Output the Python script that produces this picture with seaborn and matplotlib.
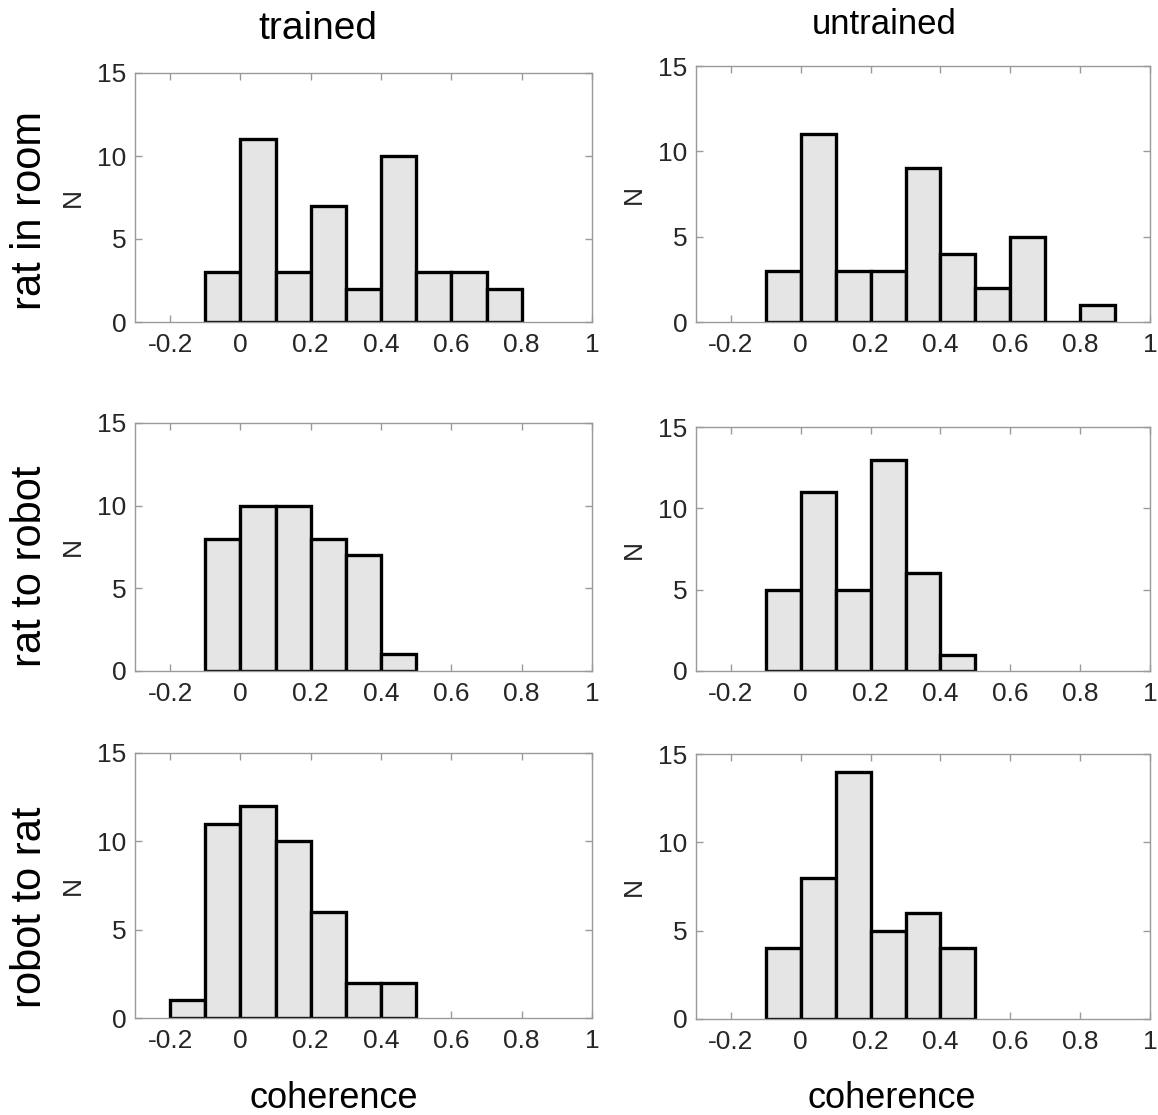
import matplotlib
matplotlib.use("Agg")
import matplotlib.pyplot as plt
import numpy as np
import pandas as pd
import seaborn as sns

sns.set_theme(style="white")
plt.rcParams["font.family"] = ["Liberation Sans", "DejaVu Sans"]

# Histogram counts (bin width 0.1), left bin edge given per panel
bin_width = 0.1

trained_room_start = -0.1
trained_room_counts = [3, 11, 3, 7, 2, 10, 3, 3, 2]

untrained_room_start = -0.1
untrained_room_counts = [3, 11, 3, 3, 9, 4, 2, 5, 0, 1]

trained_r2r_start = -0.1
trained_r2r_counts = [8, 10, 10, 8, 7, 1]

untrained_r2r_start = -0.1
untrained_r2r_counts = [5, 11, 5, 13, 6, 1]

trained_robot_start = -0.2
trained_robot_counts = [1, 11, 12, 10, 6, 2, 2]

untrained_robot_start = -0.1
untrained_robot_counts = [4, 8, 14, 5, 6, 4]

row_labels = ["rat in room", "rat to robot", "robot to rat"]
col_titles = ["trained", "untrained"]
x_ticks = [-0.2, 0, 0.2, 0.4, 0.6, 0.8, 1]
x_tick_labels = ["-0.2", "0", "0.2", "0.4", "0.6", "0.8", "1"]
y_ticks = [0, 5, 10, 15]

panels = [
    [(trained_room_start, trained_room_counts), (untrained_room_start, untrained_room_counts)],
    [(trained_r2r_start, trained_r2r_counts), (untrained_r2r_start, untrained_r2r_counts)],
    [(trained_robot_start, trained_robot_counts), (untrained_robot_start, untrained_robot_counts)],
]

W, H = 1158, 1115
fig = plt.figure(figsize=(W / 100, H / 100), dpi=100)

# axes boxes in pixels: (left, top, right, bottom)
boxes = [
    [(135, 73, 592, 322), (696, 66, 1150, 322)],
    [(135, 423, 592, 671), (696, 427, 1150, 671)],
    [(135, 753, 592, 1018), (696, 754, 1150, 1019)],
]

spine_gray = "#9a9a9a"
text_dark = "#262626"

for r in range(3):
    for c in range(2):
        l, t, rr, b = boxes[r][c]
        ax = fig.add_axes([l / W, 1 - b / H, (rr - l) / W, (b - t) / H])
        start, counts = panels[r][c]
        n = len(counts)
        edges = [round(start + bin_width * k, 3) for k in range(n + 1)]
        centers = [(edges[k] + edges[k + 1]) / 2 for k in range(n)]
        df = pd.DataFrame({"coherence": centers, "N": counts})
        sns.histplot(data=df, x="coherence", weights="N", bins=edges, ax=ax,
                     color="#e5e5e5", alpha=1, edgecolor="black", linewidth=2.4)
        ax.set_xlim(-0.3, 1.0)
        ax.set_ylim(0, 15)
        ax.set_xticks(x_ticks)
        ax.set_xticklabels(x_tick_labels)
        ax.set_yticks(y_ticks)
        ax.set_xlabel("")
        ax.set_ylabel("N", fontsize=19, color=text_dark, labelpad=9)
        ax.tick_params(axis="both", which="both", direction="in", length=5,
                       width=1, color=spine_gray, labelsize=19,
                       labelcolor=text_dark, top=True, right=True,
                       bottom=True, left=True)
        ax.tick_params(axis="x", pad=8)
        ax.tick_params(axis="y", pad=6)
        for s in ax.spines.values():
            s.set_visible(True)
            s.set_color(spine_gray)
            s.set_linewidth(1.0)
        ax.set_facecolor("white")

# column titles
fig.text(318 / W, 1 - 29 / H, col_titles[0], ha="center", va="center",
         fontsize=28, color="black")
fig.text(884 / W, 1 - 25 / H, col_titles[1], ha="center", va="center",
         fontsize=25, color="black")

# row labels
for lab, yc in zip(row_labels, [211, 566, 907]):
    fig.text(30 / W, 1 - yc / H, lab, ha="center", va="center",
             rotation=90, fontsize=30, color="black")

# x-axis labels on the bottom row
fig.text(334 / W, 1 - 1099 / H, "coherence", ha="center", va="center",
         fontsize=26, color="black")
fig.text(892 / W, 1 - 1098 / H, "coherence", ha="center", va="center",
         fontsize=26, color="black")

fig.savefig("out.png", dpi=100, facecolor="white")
---
▸ **SET EXERCISE**
Please extract exactly the lines of the data, from the first through the line containing "untrained_robot_counts = [4, 8, 14, 5, 6, 4]", and add no pictures to the copy.

▸ **ANSWER FOR THIS EXERCISE**
Output the Python script that produces this picture with seaborn and matplotlib.
import matplotlib
matplotlib.use("Agg")
import matplotlib.pyplot as plt
import numpy as np
import pandas as pd
import seaborn as sns

sns.set_theme(style="white")
plt.rcParams["font.family"] = ["Liberation Sans", "DejaVu Sans"]

# Histogram counts (bin width 0.1), left bin edge given per panel
bin_width = 0.1

trained_room_start = -0.1
trained_room_counts = [3, 11, 3, 7, 2, 10, 3, 3, 2]

untrained_room_start = -0.1
untrained_room_counts = [3, 11, 3, 3, 9, 4, 2, 5, 0, 1]

trained_r2r_start = -0.1
trained_r2r_counts = [8, 10, 10, 8, 7, 1]

untrained_r2r_start = -0.1
untrained_r2r_counts = [5, 11, 5, 13, 6, 1]

trained_robot_start = -0.2
trained_robot_counts = [1, 11, 12, 10, 6, 2, 2]

untrained_robot_start = -0.1
untrained_robot_counts = [4, 8, 14, 5, 6, 4]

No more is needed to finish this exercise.